The source said: “He started showing symptoms on Thursday. The results were turned around quickly because of the danger of him spreading it.
“The worry for him is that he ticks so many of the danger categories for coronavirus.
“He is already in ill health, he is overweight and he is old. If things go downhill for him, it could be very, very serious.”
Sutcliffe is said to be terrified by the coronavirus pandemic and had been fearful of catching the virus.
He was reportedly rushed from his prison cell to AE at the University Hospital of North Durham on Wednesday last week after suffering a suspected heart attack.
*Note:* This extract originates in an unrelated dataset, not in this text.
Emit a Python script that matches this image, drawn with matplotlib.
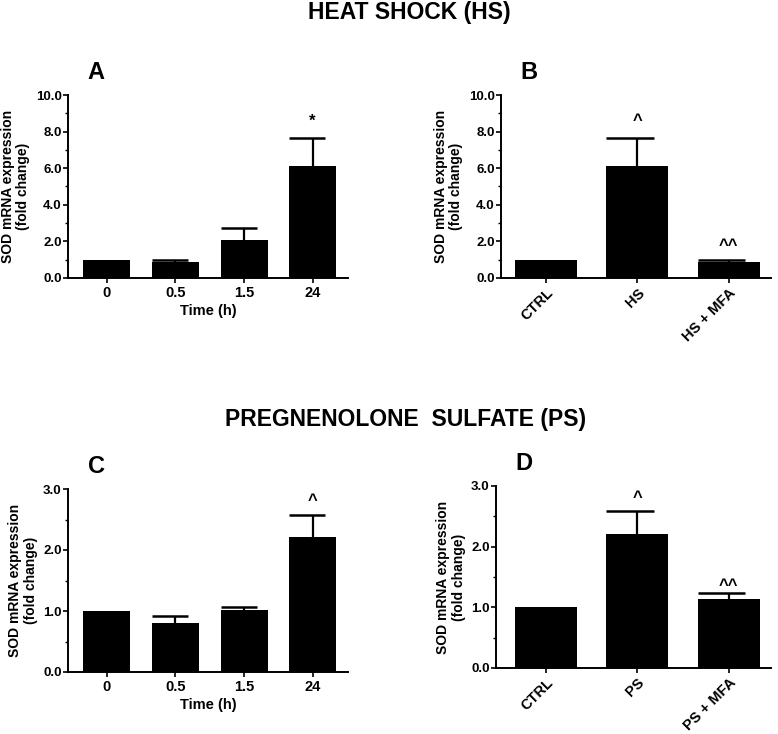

The Yorkshire Ripper had both hands cuffed to a hospital bed and was being watched over by guards.
He was said to have been convinced at the time that he might have also have contracted the coronavirus but tested negative initially.
It was only when he returned to the prison that they found he had now caught the virus.
Sutcliffe was said to have been very relieved last week to find he had not caught the virus – so now prison medics have this week found he has since caught it he will likely be extremely fearful.
The 74-year-old’s health has been deteriorating for months and in recent days he’s said to have developed crushing chest pains.
He was understood to have been held in a private room on the cardiology ward at the hospital up to until Tuesday, after being quickly transferred from the hospital wing at HMP Frankland.
Sutcliffe had reportedly been complaining of shortness of breath which had prevented him sleeping and was said to be petrified of catching Covid-19 having suffered flu symptoms for weeks.
In recent years, he has suffered diabetes and an angina attack and is almost completely blind.
Sutcliffe is currently serving a whole life order, after being convicted in 1981 of the murder spree which gripped the North of England with fear.
In 1997, he was attacked by a fellow inmate, which damaged his eyesight.
A Ministry of Justice spokesperson said: “We do not comment on individuals.”